Dear Editor We are writing to express our outrage with the recent article "The Reptile House" by Geov Parrish, which appeared in your publication Eat the State! We reptiles have suffered a wide range of abuses and indignities over the years. We have been stepped on and poisoned, turned into shoes and purses, and used as a metaphor for all sorts of undesirable activities. Many of us are currently endangered and possibly facing extinction. Our venomous members have been accused of murder when they attempt to defend themselves. And if some among us have been known to inadvertently dine on an occasional human offspring, keep in mind that snapper soup, fried alligator tail and rattlesnake are all items on the menu of restaurants around the country. However, of all the indignities we have suffered, none is as insulting as to be compared to Senator Slade Gorton. As reptiles, we understand the importance of clean air and water. We experience first-hand the consequences of habitat destruction when rivers are dammed and mountains are turned to cyanide pits. We would never let large corporations or military complexes get away with polluting and exploiting our environments, in Washington State or anywhere. We have consistently opposed Slade Gorton and his policies through whatever means we are able. His name is considered a swear-word in most of our communities. We admonish our children with the threat that Slade Gorton will get them if they misbehave. (Unfortunately, our representatives in Eastern Washington have been unable to reach him for a fang-to-face discussion, and he has thus far rejected our invitation to "dialogue" here at our office in the Florida Everglades.) While we fully support Mr. Parrish's overall sentiment regarding Senator Gorton, we demand a full apology for his insult of all reptiles. If Mr. Parrish feels the need to compare Senator Gorton to another creature, may we suggest perhaps some species of flesh-eating bacteria. Then again, we can think of no insult, nor form of life, lower than "Slade."

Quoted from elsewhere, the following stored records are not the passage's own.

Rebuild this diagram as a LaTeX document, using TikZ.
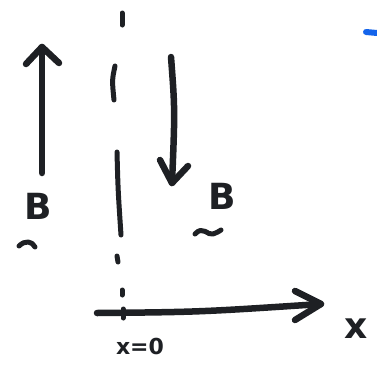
\documentclass[tikz,border=0pt]{standalone}
\usepackage{fontspec}
\setmainfont{DejaVu Sans}
\definecolor{ink}{RGB}{30,32,36}
\definecolor{blueink}{RGB}{20,100,235}
\tikzset{
  marker/.style={draw=ink, line width=6.5pt, line cap=round, line join=round},
  thinmarker/.style={draw=ink, line width=5pt, line cap=round, line join=round},
  hand/.style={font=\bfseries\fontsize{36}{36}\selectfont, text=ink, inner sep=0pt},
  handsmall/.style={font=\bfseries\fontsize{22}{22}\selectfont, text=ink, inner sep=0pt},
}
\begin{document}
\begin{tikzpicture}[x=1pt,y=-1pt]
\useasboundingbox (0,0) rectangle (377,370);
\fill[white] (0,0) rectangle (377,370);
% left upward arrow
\coordinate (upA) at (42,173);
\coordinate (upB) at (42,47);
\draw[marker] (upA) -- (upB);
\draw[marker] (26,64) -- (upB) -- (59,63);
\node[hand] (B1) at (38,206) {B};
\draw[thinmarker] (19,246) .. controls (25,240) and (32,241) .. (35,247);
% dash-dot axis x=0
\draw[thinmarker] (122,13) -- (122,25);
\draw[thinmarker] (115,66) .. controls (112,80) .. (114,100);
\draw[thinmarker] (117,152) .. controls (118,190) .. (121,235);
\draw[thinmarker] (117,256) -- (118,262);
\draw[thinmarker] (122,290) -- (122,295);
% right downward arrow
\coordinate (dnA) at (171,57);
\coordinate (dnB) at (172,183);
\draw[marker] (dnA) .. controls (175,110) .. (dnB);
\draw[marker] (160,160) -- (dnB) -- (188,166);
\node[hand] (B2) at (222,196) {B};
\draw[thinmarker] (195,234) .. controls (203,225) and (208,236) .. (213,234) .. controls (218,232) .. (221,230);
% x axis
\coordinate (xA) at (97,313);
\coordinate (xB) at (321,304);
\draw[marker] (xA) .. controls (200,312) .. (xB);
\draw[marker] (295,291) -- (xB) -- (295,320);
\draw[thinmarker] (123,309) -- (123,318);
\node[hand] (xl) at (356,329) {x};
\node[handsmall] (x0) at (140,346) {x=0};
% blue mark
\draw[draw=blueink, line width=6pt, line cap=round] (366,32) -- (377,33);
\end{tikzpicture}
\end{document}
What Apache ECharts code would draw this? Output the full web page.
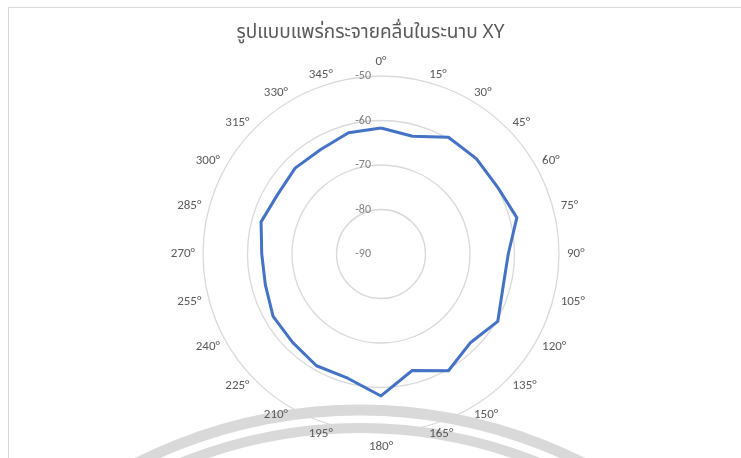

Sincerely, --Alfred E. Gator, Chair, Reptile Anti-Defamation League, 3rd Stump South of the Cypress Stand, Everglades, Florida

G.P. replies: Mr. Gator is quite correct. My most sincere and full apologies to all reptiles. Birds, too, for that matter.

God Help Us All

MARIA TOMCHICK FOR US SENATE 2000.

I really love the looks of that bumper sticker. Last year before the primaries the idea flashed in my mind but I never got around to writing you about it. Maria is one of the most well-informed, ERUDITE, TRULY FIERY, and CARING writers in America at this time (Geov is another, but it would be so nice to have a woman beat Skeletor). If this happened, I think it would be a great political education event. Even winning isn't beyond belief at all. I'd be willing to donate $25 per month for every month the campaign is official. Think about it. It would be a lot nicer than having to worry about whether some Demo politician will have the guts to take a stand on important issues instead of being "pragmatic"--whatever the hell that means.

Thanks for your time.

--Bob Doublin, via e-mail

P.S. I feel like doing public penance because back in my younger days in the 70's when I hadn't lived much in the real world I was a gung ho Libertarian working to get big bad government off the backs of "hardworking" businessmen. To really understand their opposition to environmental laws one must keep in mind not just their greed involved in current types of businesses but also the fact that they really believe the market will "solve" problems like scarce drinking water or fresh air once such things become profitable market commodities. The last thing they want is for anything to be done to keep these things abundant and therefore free. They're just lusting over the possibilities of making billions supplying these things to eager consumers. The selling of a minute's worth of oxygen in smoggy Tokyo or the recent popularity of designer bottled water with yuppies is just the tip of the iceberg of what these assholes dream of. We need to keep the full picture in mind in order to really understand what we're up against. They won't stop until they actualize the complete commodification of the natural world.